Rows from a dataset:
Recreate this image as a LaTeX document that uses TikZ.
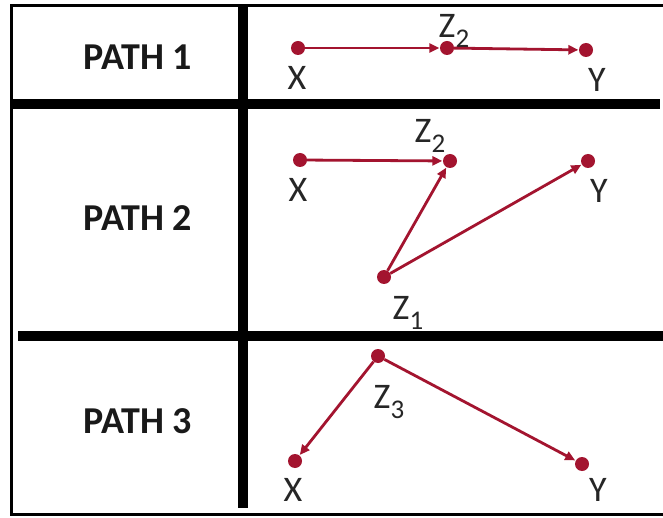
\documentclass[tikz,border=0pt]{standalone}
\usepackage{fontspec}
\setmainfont{Carlito}
\usetikzlibrary{arrows.meta}
\definecolor{dred}{HTML}{A3142F}
\newcommand{\zsub}[1]{Z\raisebox{-0.3em}{\fontsize{27}{27}\selectfont #1}}
\begin{document}
\begin{tikzpicture}[x=1pt,y=-1pt,
  dotnode/.style={circle,fill=dred,inner sep=0pt,minimum size=14pt},
  lab/.style={font=\fontsize{36}{36}\selectfont,text=black!85,inner sep=0pt},
  pathlab/.style={font=\fontsize{38}{38}\selectfont\bfseries,text=black!90,inner sep=0pt},
  arr/.style={draw=dred,line width=2.8pt,-{Triangle[length=10pt,width=9pt]},shorten >=0.5pt},
  thick line/.style={line width=10pt,black},
  frame/.style={line width=3pt,black}]
\useasboundingbox (0,0) rectangle (663,518);
\fill[white] (0,0) rectangle (663,518);
% frame
\draw[frame] (663,6) -- (11,6) -- (11,514) -- (663,514);
\draw[thick line] (243,6) -- (243,508);
\draw[thick line] (11,104) -- (660,104);
\draw[thick line] (18,336) -- (663,336);
% path labels
\node[pathlab] (p1) at (138,57) {PATH 1};
\node[pathlab] (p2) at (138,218) {PATH 2};
\node[pathlab] (p3) at (138,421) {PATH 3};
% path 1
\node[dotnode] (x1) at (298,48) {};
\node[dotnode] (z21) at (447,48) {};
\node[dotnode] (y1) at (586,50) {};
\node[lab] (lx1) at (297,78) {X};
\node[lab] (lz21) at (454,31) {\zsub{2}};
\node[lab] (ly1) at (597,80) {Y};
\draw[arr] (x1) -- (z21);
\draw[arr] (z21) -- (y1);
% path 2
\node[dotnode] (x2) at (300,160) {};
\node[dotnode] (z22) at (450,161) {};
\node[dotnode] (y2) at (588,161) {};
\node[dotnode] (z1) at (384,277) {};
\node[lab] (lx2) at (298,190) {X};
\node[lab] (lz22) at (430,136) {\zsub{2}};
\node[lab] (ly2) at (599,191) {Y};
\node[lab] (lz1) at (408,313) {\zsub{1}};
\draw[arr] (x2) -- (z22);
\draw[arr] (z1) -- (z22);
\draw[arr] (z1) -- (y2);
% path 3
\node[dotnode] (z3) at (378,356) {};
\node[dotnode] (x3) at (295,461) {};
\node[dotnode] (y3) at (582,464) {};
\node[lab] (lz3) at (389,402) {\zsub{3}};
\node[lab] (lx3) at (293,490) {X};
\node[lab] (ly3) at (598,490) {Y};
\draw[arr] (z3) -- (x3);
\draw[arr] (z3) -- (y3);
\end{tikzpicture}
\end{document}
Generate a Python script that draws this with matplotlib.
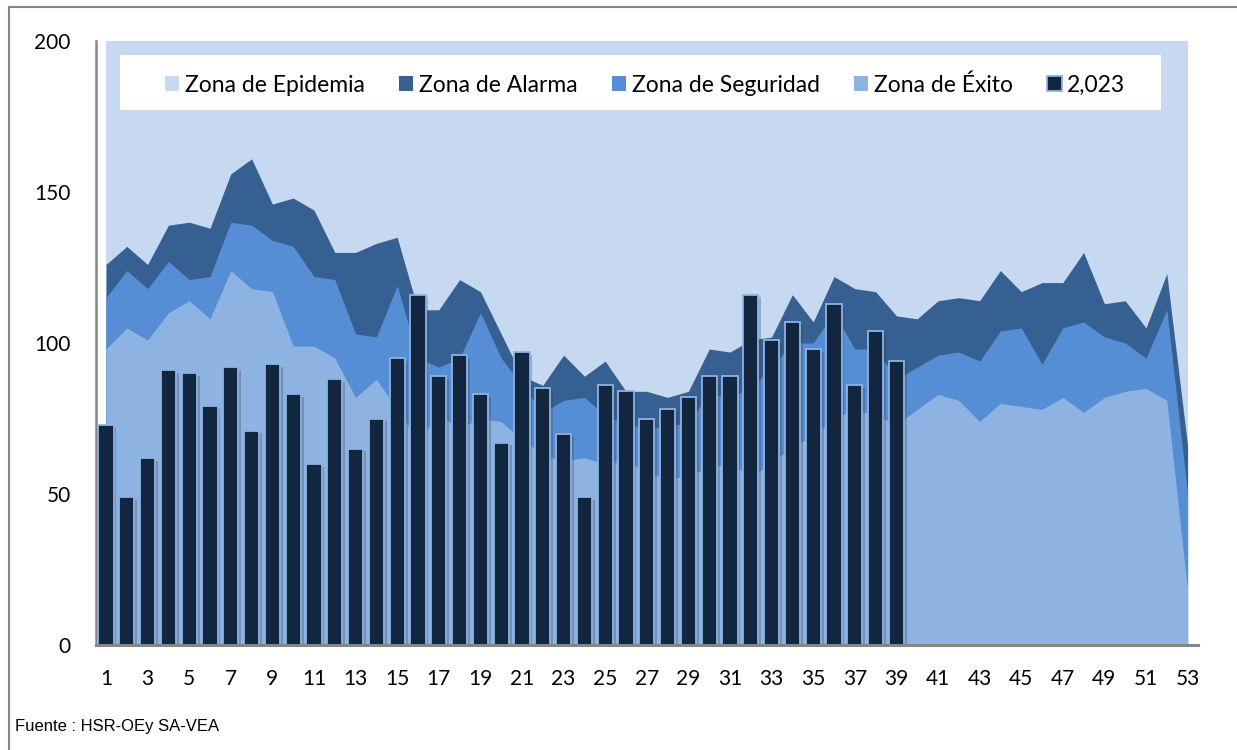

_Stated exercise:_ Look through the listing above and count the lines where the string "this" appears. Report the number only.

_The response:_ 2